I get my hefty slate medal on, I feel fine and
the organiser chap asks me if I’m alright, not because I look tired, quite the
opposite, I feel like I can carry on. Time not on my side though so I quickly thank
the organisers and head off, jumping in the van in the same kit and hitting the
road, still wearing the medal. Excluding relay teams I had finished 12th
in 16:24:11. I had expected 14-15hrs if I am honest but this would have won the
race so perhaps it was optimistic but then perhaps I should have won the race.
The winner was about the same as me on the Bike/Swim sections so I’d just need
to do the run properly. It wasn’t really about winning though or even placing
well, just about completing a challenge without ruining my body and I did that.
Mind you I say that and it’s a lie as my lasting feeling is one of slight
failure.
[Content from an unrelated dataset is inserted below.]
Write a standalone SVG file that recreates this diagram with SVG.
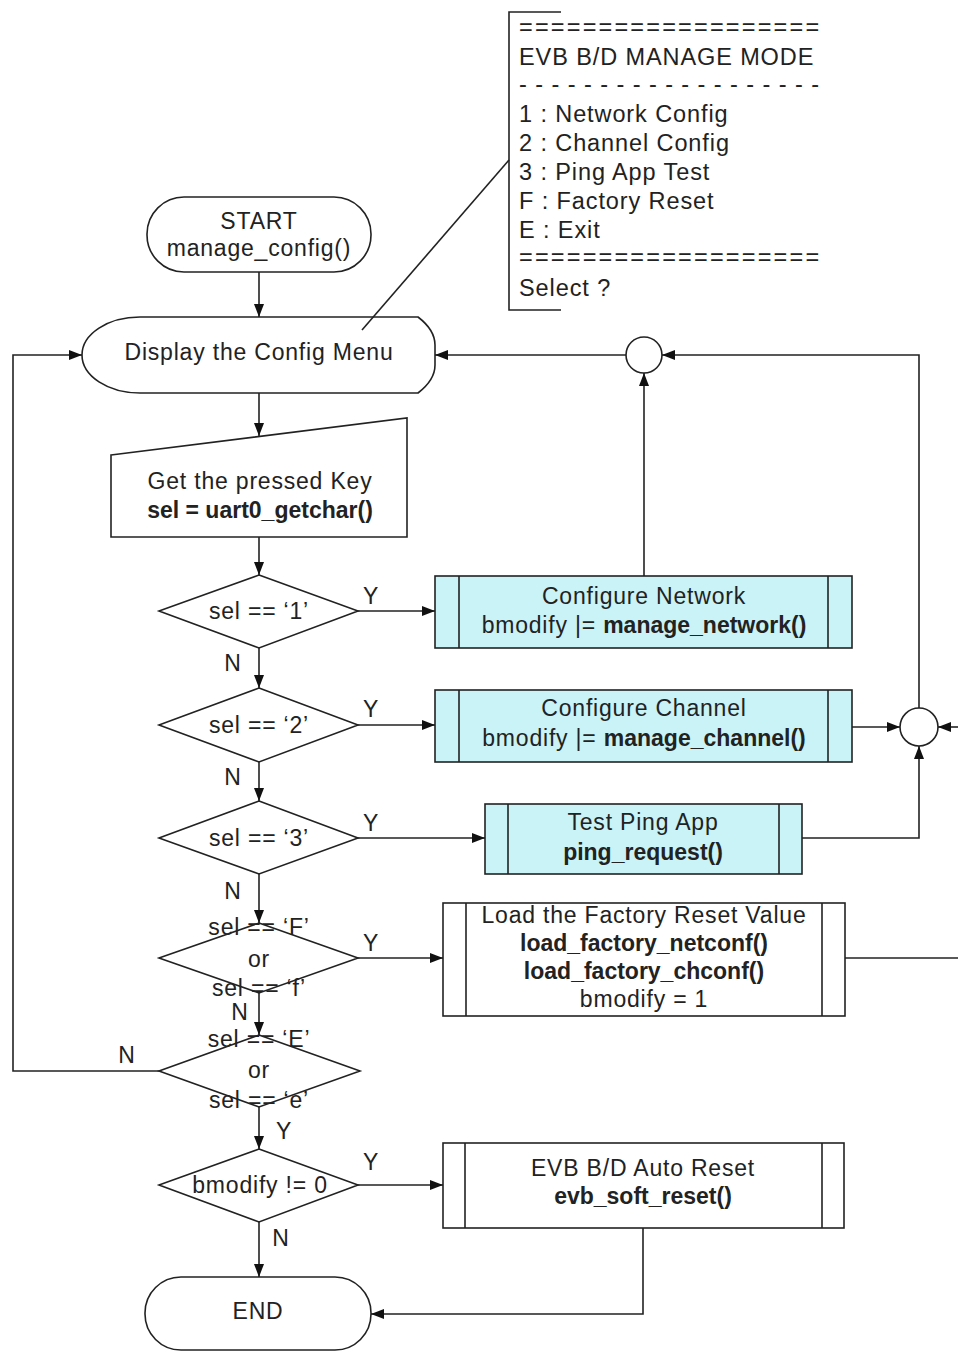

There is an even more extreme version though, they’ve held it once
before and only one guy finished so watch this space….
Stevie G said:
I had looked at doing the full length of the Jubilee River Reggie, which I think is 7miles one way, but in the end the Thames Path just seemed an easier step.
Phil, I have visions of you storming along clattering poor oldies now.
Outrageous pace in the shorter stuff, SC.
Bus - good to see more running from you. I know what you mean about running in the heat. I reckon you (I) have to get hydration/electrolyte levels spot on to make it work, so easier to get things a bit wrong and feel lethargic or a bit ropey for a few hours. And happy birthday!
Reg - epic! Good call to draft the second lap of the swim. For some reason I don’t find it hard to imagine you smashing down a descent. An incredible tough run - the mental challenge of route finding must have been so hard at that stage. Well done - soak in the glory!
Jools - I have missed tales of sleeping in your car! Enjoyed re-reading that report. The Old Dungeon Ghyll is a hell of a pub.
SG - well done on the course. Not sure I had you in the jock category 😆.
Entered the inaugural Cheltenham Festival of Running relatively last minute. As suggested in its name, it is held within Cheltenham Racecourse. The route really couldn’t be any closer to where the Gold Cup etc are held - unless you were asked to clamber over some of the jumps.
Four laps for the half marathon, with each giving you lovely views on hills on either side. Never any outrageous climbs, but constantly rolling. So not a fast course, nor was it Bourton Hilly Half level of tough. That said, the 26C and zero shade cover added a punch!
I had plumped for the Adios - my first race in the 5s - rather than 4%, as I had a sneaking suspicion that there would be a reasonable chunk of loose stony paths and some softer sandy surfaces. The right call in the end, but today does feel like someone has taken a baseball bat to my calves.
My first RunThrough event, and I was impressed with how well managed it was. Everyone very spaced out, in spite of well over a 1000 competitors. Rolling style start, self seeded - so really not that different to a mass start, just a little more spaced out. Mind you, one or two very ambitious sub-80 minute runners were lined up near the front…
Some nice touches en route, with a live saxophonist the highlight. With the half off at 10am, 10k at 10.50 and 5k at 11am, the final lap did become quite congested which slowed things down a little. That said, I seemed to pace myself fairly well, to average 6:3x, with a bit of swing for the net ascent/descent miles.
The heat and a slightly, ahem, tight fitting vest, meant I was there for solid workout rather than all guns blazing. Picked off several runners each lap, with only the fastest 10k runners gunning past.
1:26:24 for 15th/300 and a tenuous podium of third V35. Got to grab them whilst you can!
Nice jog back home for about 18M for the day. Beers, paddling pool and barbecue to follow 😃.
Double recovery of 4 and 5M today. Standard 8:45 pace.